NOTES TO CONDENSED CONSOLIDATED FINANCIAL STATEMENTS
(Unaudited)

1. Basis of Presentation

      The consolidated financial statements include the accounts of Sipex Corporation (the “Company”) and all of its wholly owned subsidiaries. All intercompany accounts and transactions have been eliminated.

      The accompanying unaudited financial statements have been prepared by Sipex pursuant to the rules and regulations of the Securities and Exchange Commission regarding interim financial reporting. Accordingly, they do not include all of the information and footnotes required by generally accepted accounting principles for complete financial statements and should be read in conjunction with the financial statements and notes thereto for the year ended December 31, 2000, included in the Company’s Form 10-K filing. The accompanying financial statements reflect all adjustments (consisting solely of normal, recurring adjustments) which are, in the opinion of management, necessary for a fair presentation of results for the interim periods presented and were prepared based upon the accounting policies disclosed in Company’s Form 10-K. The results of operations for the three and nine month periods ended September 29, 2001 are not necessarily indicative of the results to be expected for the full fiscal year.

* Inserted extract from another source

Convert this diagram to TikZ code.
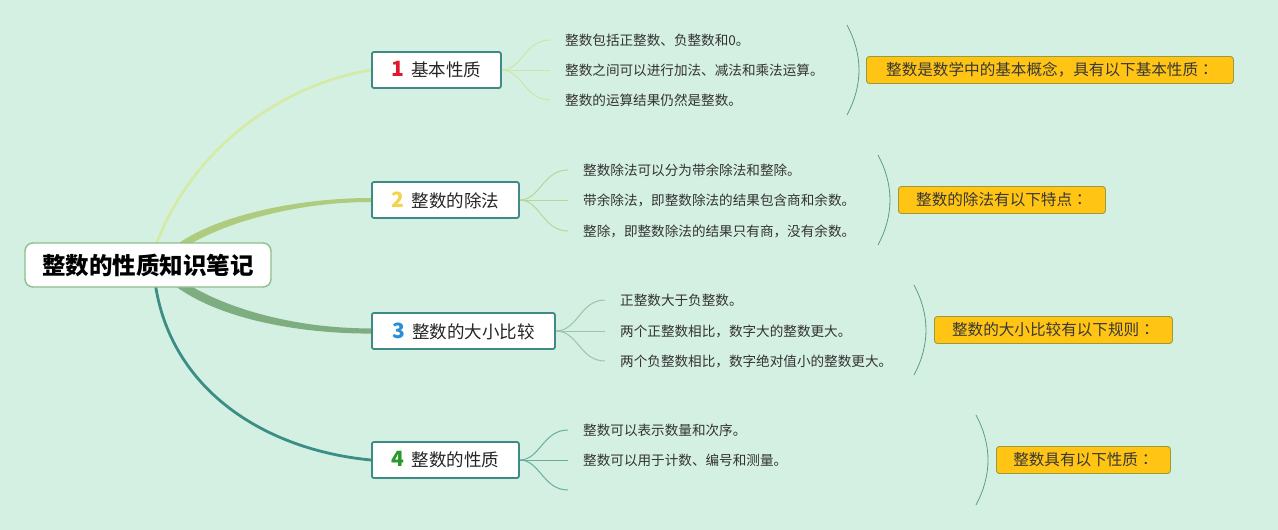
\documentclass[tikz,border=0pt]{standalone}
\usepackage{fontspec}
\setmainfont{Noto Sans CJK SC}
\newfontfamily\jpcolon{Noto Sans CJK JP}
\pgfdeclarelayer{bglayer}
\pgfdeclarelayer{linelayer}
\pgfsetlayers{bglayer,linelayer,main}
\begin{document}
\begin{tikzpicture}[x=1pt,y=-1pt,
  rootbox/.style={draw=rootline,line width=1.4pt,fill=white,rounded corners=8pt,minimum width=246pt,minimum height=44pt,inner sep=0pt,font=\fontsize{23.5}{26}\selectfont\bfseries,text=black},
  branchbox/.style={draw=boxline,line width=1.8pt,fill=white,rounded corners=2pt,minimum height=36pt,inner xsep=0pt,anchor=west,font=\fontsize{17.5}{20}\selectfont,text=black!85},
  leaf/.style={anchor=west,inner sep=0pt,font=\fontsize{13.6}{16}\selectfont,text=black!80},
  summary/.style={draw=sumline,line width=0.9pt,fill=sumfill,rounded corners=3pt,minimum height=27pt,inner xsep=0pt,anchor=west,font=\fontsize{15.6}{18}\selectfont,text=black!78},
  brace/.style={draw=braceline,line width=0.8pt},
]
\definecolor{bg}{HTML}{D4F0E2}
\definecolor{rootline}{HTML}{8DBE8D}
\definecolor{boxline}{HTML}{3E8A86}
\definecolor{sumfill}{HTML}{FFC414}
\definecolor{sumline}{HTML}{9A9A3A}
\definecolor{braceline}{HTML}{5C9C8C}
\definecolor{cA}{HTML}{D5EAA2}
\definecolor{cB}{HTML}{AECB7E}
\definecolor{cC}{HTML}{7EAE80}
\definecolor{cD}{HTML}{3A8E86}
\definecolor{lA}{HTML}{CDE6A8}
\definecolor{lB}{HTML}{B6D69A}
\definecolor{lC}{HTML}{9CC4A8}
\definecolor{lD}{HTML}{6AAEA2}
\definecolor{nA}{HTML}{E0182D}
\definecolor{nB}{HTML}{F3D34C}
\definecolor{nC}{HTML}{2A8FD8}
\definecolor{nD}{HTML}{27982A}

\begin{pgfonlayer}{bglayer}
\fill[bg] (0,0) rectangle (1278,530);
\end{pgfonlayer}
\useasboundingbox (0,0) rectangle (1278,530);

\node[rootbox] (root) at (148,265) {整数的性质知识笔记};
\node[branchbox,minimum width=129pt] (b1) at (371,70) {\textcolor{nA}{\fontsize{21}{22}\selectfont\bfseries 1}\hspace{7pt}基本性质};
\node[branchbox,minimum width=147pt] (b2) at (371,200) {\textcolor{nB}{\fontsize{21}{22}\selectfont\bfseries 2}\hspace{7pt}整数的除法};
\node[branchbox,minimum width=183pt] (b3) at (371,331) {\textcolor{nC}{\fontsize{21}{22}\selectfont\bfseries 3}\hspace{7pt}整数的大小比较};
\node[branchbox,minimum width=147pt] (b4) at (371,460) {\textcolor{nD}{\fontsize{21}{22}\selectfont\bfseries 4}\hspace{7pt}整数的性质};

\coordinate (r1) at (155,248);
\coordinate (r2a) at (170,250);
\coordinate (r2b) at (181,250);
\coordinate (r3a) at (183,281);
\coordinate (r3b) at (169,281);
\coordinate (r4) at (155,282);

\begin{pgfonlayer}{linelayer}
\draw[cA,line width=2.6pt] (r1) .. controls (190,150) and (280,85) .. (b1.west);
\fill[cB] (r2a) .. controls (205,219) and (290,198) .. ([yshift=2pt]b2.west)
  -- ([yshift=-2pt]b2.west) .. controls (290,202) and (215,226) .. (r2b) -- cycle;
\fill[cC] (r3a) .. controls (220,306) and (290,328.5) .. ([yshift=2.6pt]b3.west)
  -- ([yshift=-2.6pt]b3.west) .. controls (290,333.5) and (210,316) .. (r3b) -- cycle;
\draw[cD,line width=2.8pt] (r4) .. controls (170,390) and (265,450) .. (b4.west);
\end{pgfonlayer}

% leaves branch 1
\node[leaf] (a1) at (565,40) {整数包括正整数、负整数和0。};
\node[leaf] (a2) at (565,70) {整数之间可以进行加法、减法和乘法运算。};
\node[leaf] (a3) at (565,100) {整数的运算结果仍然是整数。};
\coordinate (ea1) at (550,40);
\coordinate (ea2) at (550,70);
\coordinate (ea3) at (550,100);
\draw[lA,line width=1pt] (b1.east) .. controls (522,70) and (525,40) .. (ea1);
\draw[lA,line width=1pt] (b1.east) -- (ea2);
\draw[lA,line width=1pt] (b1.east) .. controls (522,70) and (525,100) .. (ea3);

% leaves branch 2
\node[leaf] (c1) at (583,170) {整数除法可以分为带余除法和整除。};
\node[leaf] (c2) at (583,200) {带余除法，即整数除法的结果包含商和余数。};
\node[leaf] (c3) at (583,231) {整除，即整数除法的结果只有商，没有余数。};
\coordinate (ec1) at (568,170);
\coordinate (ec2) at (568,200);
\coordinate (ec3) at (568,231);
\draw[lB,line width=1pt] (b2.east) .. controls (540,200) and (543,170) .. (ec1);
\draw[lB,line width=1pt] (b2.east) -- (ec2);
\draw[lB,line width=1pt] (b2.east) .. controls (540,200) and (543,231) .. (ec3);

% leaves branch 3
\node[leaf] (d1) at (620,300) {正整数大于负整数。};
\node[leaf] (d2) at (620,331) {两个正整数相比，数字大的整数更大。};
\node[leaf] (d3) at (620,361) {两个负整数相比，数字绝对值小的整数更大。};
\coordinate (ed1) at (605,300);
\coordinate (ed2) at (605,331);
\coordinate (ed3) at (605,361);
\draw[lC,line width=1pt] (b3.east) .. controls (578,331) and (580,300) .. (ed1);
\draw[lC,line width=1pt] (b3.east) -- (ed2);
\draw[lC,line width=1pt] (b3.east) .. controls (578,331) and (580,361) .. (ed3);

% leaves branch 4
\node[leaf] (e1) at (583,430) {整数可以表示数量和次序。};
\node[leaf] (e2) at (583,460) {整数可以用于计数、编号和测量。};
\coordinate (ee1) at (568,430);
\coordinate (ee2) at (568,460);
\coordinate (ee3) at (568,490);
\draw[lD,line width=1pt] (b4.east) .. controls (540,460) and (543,430) .. (ee1);
\draw[lD,line width=1pt] (b4.east) -- (ee2);
\draw[lD,line width=1pt] (b4.east) .. controls (540,460) and (543,490) .. (ee3);

% braces
\coordinate (s1t) at (847,25);  \coordinate (s1b) at (847,115);
\coordinate (s2t) at (878,155); \coordinate (s2b) at (878,245);
\coordinate (s3t) at (914,285); \coordinate (s3b) at (914,375);
\coordinate (s4t) at (976,415); \coordinate (s4b) at (976,505);
\draw[brace] (s1t) .. controls (863,55) and (863,85) .. (s1b);
\draw[brace] (s2t) .. controls (894,185) and (894,215) .. (s2b);
\draw[brace] (s3t) .. controls (930,315) and (930,345) .. (s3b);
\draw[brace] (s4t) .. controls (992,445) and (992,475) .. (s4b);

% summaries
\node[summary,minimum width=367pt] (t1) at (866,70) {整数是数学中的基本概念，具有以下基本性质{\jpcolon ：}};
\node[summary,minimum width=207pt] (t2) at (898,200) {整数的除法有以下特点{\jpcolon ：}};
\node[summary,minimum width=238pt] (t3) at (934,330) {整数的大小比较有以下规则{\jpcolon ：}};
\node[summary,minimum width=174pt] (t4) at (996,460) {整数具有以下性质{\jpcolon ：}};
\end{tikzpicture}
\end{document}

2. Significant Accounting Policies

   Revenue Recognition

      Beginning in the fourth quarter of 2000, the Company began deferring revenue on shipments to the Company’s largest distributor until the product is resold by the distributor to the end user (sell-through) because the arrangement with this distributor includes returns and price concessions which the Company can no longer reasonably estimate. For all other product sales, revenue is recognized at the time of shipment. For product sales recognized at the time of shipment, the Company accrues for estimated sales returns and price concessions upon shipment. Revenue from engineering service contracts is recorded as performance is completed.

   New Accounting Pronouncements

      In July 2001, the Financial Standards Board (“FASB”) issued SFAS 141, Business Combinations (“FAS 141”) and SFAS 142, Goodwill and Other Intangible Assets (“FAS 142”). FAS 141 requires that the purchase method of accounting be used for all business combinations initiated after June 30, 2001. FAS 141 also specifies the criteria that intangible assets acquired in a purchase method business combination must meet to be recognized and reported apart from goodwill. FAS 142 requires that goodwill and intangible assets with indefinite useful lives will no longer be amortized, but instead be tested for impairment, at least annually, in accordance with the provisions of FAS 142. FAS 142 will also require that intangible assets with definite useful lives be amortized over their respective estimated useful lives to their estimated residual values, and reviewed for impairment in accordance with SFAS 121, Accounting for the Impairment of Long-Lived Assets and Long-Lived Assets to be Disposed Of.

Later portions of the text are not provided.